Sinn Féin president Gerry Adams for the first time has called on republicans to provide any information to the PSNI that could lead to the conviction of the killers of Robert McCartney.
This follows his comments over recent days that republicans should report various types of crime to the police and that republicans should be encouraged to join the PSNI.
Mr McCartney died after he was beaten and stabbed outside Magennis's bar in January 2005. While up to 70 people were in the bar on the night of the assault, witnesses have not come forward to provide evidence that could convict Mr McCartney's killers.
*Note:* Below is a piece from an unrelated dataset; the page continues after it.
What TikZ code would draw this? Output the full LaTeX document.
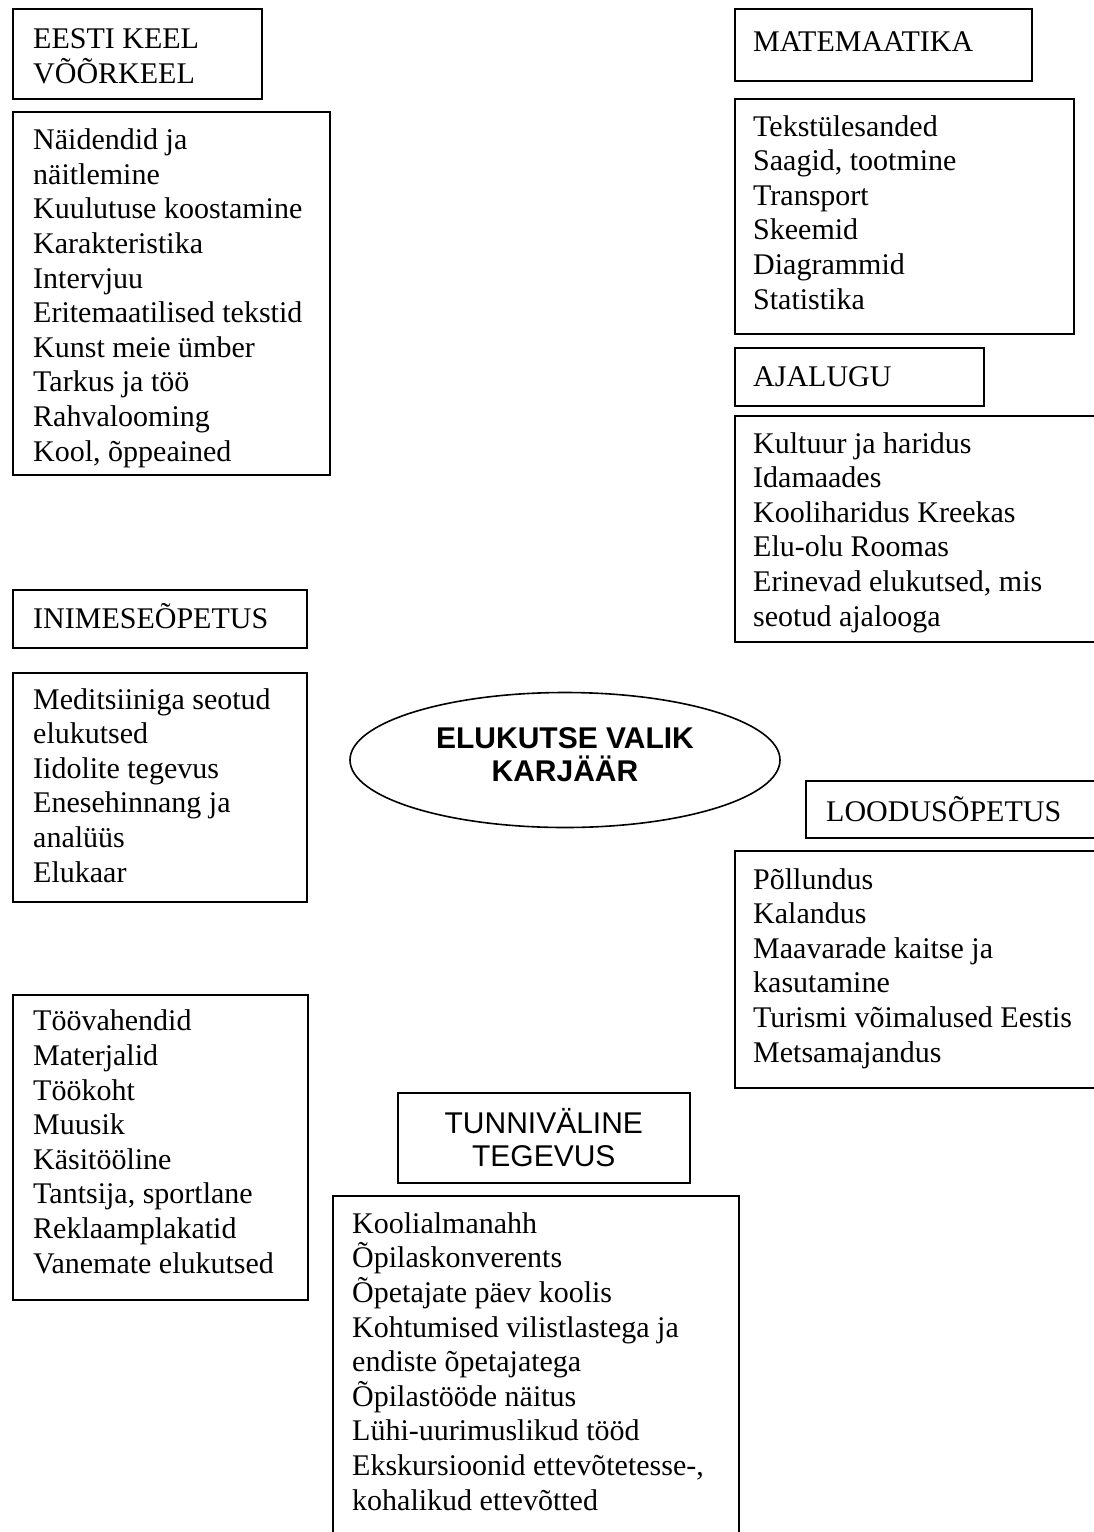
\documentclass[tikz,border=0pt]{standalone}
\usepackage{fontspec}
\setmainfont{Liberation Serif}
\setsansfont{Liberation Sans}
\usetikzlibrary{shapes.geometric}
\tikzstyle{box} = [draw, line width=1.6pt, rectangle, anchor=north west, inner sep=0mm]
\tikzstyle{txt} = [anchor=base west, align=left, inner sep=0mm, font=\fontsize{30}{34.6}\selectfont]
\tikzstyle{head} = [align=center, inner sep=0mm, font=\sffamily\fontsize{30}{33}\selectfont]
\tikzstyle{hub} = [draw, ellipse, line width=1.6pt, inner sep=0mm, align=center, text depth=10pt, font=\sffamily\bfseries\fontsize{30}{33}\selectfont]

\begin{document}
\begin{tikzpicture}[x=1pt, y=-1pt]
    \useasboundingbox (0,0) rectangle (1094,1532);

    % eesti keel (text nodes sit on their last line)
    \node[box, minimum width=249, minimum height=90] (eestihead) at (12,8) {};
    \node[txt, font=\fontsize{30}{35}\selectfont] (eestititle) at (33,83) {EESTI KEEL\\VÕÕRKEEL};
    \node[box, minimum width=317, minimum height=363] (eestibox) at (12,111) {};
    \node[txt] (eesti) at (33,461) {Näidendid ja\\näitlemine\\Kuulutuse koostamine\\Karakteristika\\Intervjuu\\Eritemaatilised tekstid\\Kunst meie ümber\\Tarkus ja töö\\Rahvalooming\\Kool, õppeained};

    % matemaatika
    \node[box, minimum width=297, minimum height=72] (matehead) at (734,8) {};
    \node[txt] (matetitle) at (753,51) {MATEMAATIKA};
    \node[box, minimum width=339, minimum height=235] (matebox) at (734,98) {};
    \node[txt] (mate) at (753,309) {Tekstülesanded\\Saagid, tootmine\\Transport\\Skeemid\\Diagrammid\\Statistika};

    % ajalugu
    \node[box, minimum width=249, minimum height=58] (ajaluguhead) at (734,347) {};
    \node[txt] (ajalugutitle) at (753,386) {AJALUGU};
    \node[box, minimum width=380, minimum height=226] (ajalugubox) at (734,415) {};
    \node[txt] (ajalugu) at (753,626) {Kultuur ja haridus\\Idamaades\\Kooliharidus Kreekas\\Elu-olu Roomas\\Erinevad elukutsed, mis\\seotud ajalooga};

    % inimeseopetus
    \node[box, minimum width=294, minimum height=58] (inimesehead) at (12,589) {};
    \node[txt] (inimesetitle) at (33,628) {INIMESEÕPETUS};
    \node[box, minimum width=294, minimum height=229] (inimesebox) at (12,672) {};
    \node[txt] (inimese) at (33,882) {Meditsiiniga seotud\\elukutsed\\Iidolite tegevus\\Enesehinnang ja\\analüüs\\Elukaar};

    % keskne
    \node[hub, minimum width=430, minimum height=135] (valik) at (565,760) {ELUKUTSE VALIK\\KARJÄÄR};

    % loodusopetus
    \node[box, minimum width=310, minimum height=57] (loodushead) at (805,780) {};
    \node[txt] (loodustitle) at (826,821) {LOODUSÕPETUS};
    \node[box, minimum width=380, minimum height=237] (loodusbox) at (734,850) {};
    \node[txt] (loodus) at (753,1062) {Põllundus\\Kalandus\\Maavarade kaitse ja\\kasutamine\\Turismi võimalused Eestis\\Metsamajandus};

    % too ja elukutsed
    \node[box, minimum width=295, minimum height=305] (toobox) at (12,994) {};
    \node[txt] (too) at (33,1273) {Töövahendid\\Materjalid\\Töökoht\\Muusik\\Käsitööline\\Tantsija, sportlane\\Reklaamplakatid\\Vanemate elukutsed};

    % tunnivaline
    \node[box, minimum width=292, minimum height=90] (tunnihead) at (397,1092) {};
    \node[head] (tunnititle) at (tunnihead.center) {TUNNIVÄLINE\\TEGEVUS};
    \node[box, minimum width=406, minimum height=360] (tunnibox) at (332,1195) {};
    \node[txt] (tunni) at (352,1510) {Koolialmanahh\\Õpilaskonverents\\Õpetajate päev koolis\\Kohtumised vilistlastega ja\\endiste õpetajatega\\Õpilastööde näitus\\Lühi-uurimuslikud tööd\\Ekskursioonid ettevõtetesse-,\\kohalikud ettevõtted};
\end{tikzpicture}
\end{document}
After Sunday's Sinn Féin ardfheis endorsed the PSNI, Mr McCartney's sister Catherine urged the party leadership to take action to persuade ordinary republicans who witnessed the murder to give evidence to the police. In response yesterday Mr Adams said, "Anybody who has any information about the McCartney killing should give it to the police."
Minister for Justice Michael McDowell also said that convicting the killers would be the litmus test of Sinn Féin support for the PSNI.
Mr Adams responded, "This is the Minister who refuses to put into place in the other jurisdiction on this island the type of accountability and mechanisms that are in place in this one. Mr McDowell, like Ian Paisley, is in no position to lecture or to give tests or to in any way put preconditions upon Sinn Féin."
Meanwhile, DUP MP Nigel Dodds seized on comments Mr Adams made in Dublin on Tuesday that he would not call on republicans to speak to the police if they knew about impending attacks by dissident republicans. Instead he said Sinn Féin intended pursuing a workable strategy "for dealing with those who would claim the right to engage in armed action".
Mr Dodds said the "heavy conditionality" of the Sinn Féin motion "was becoming clearer by the day". He said, "Sinn Féin are drawing a distinction between what they describe as so-called 'civic policing' and so-called 'political policing'."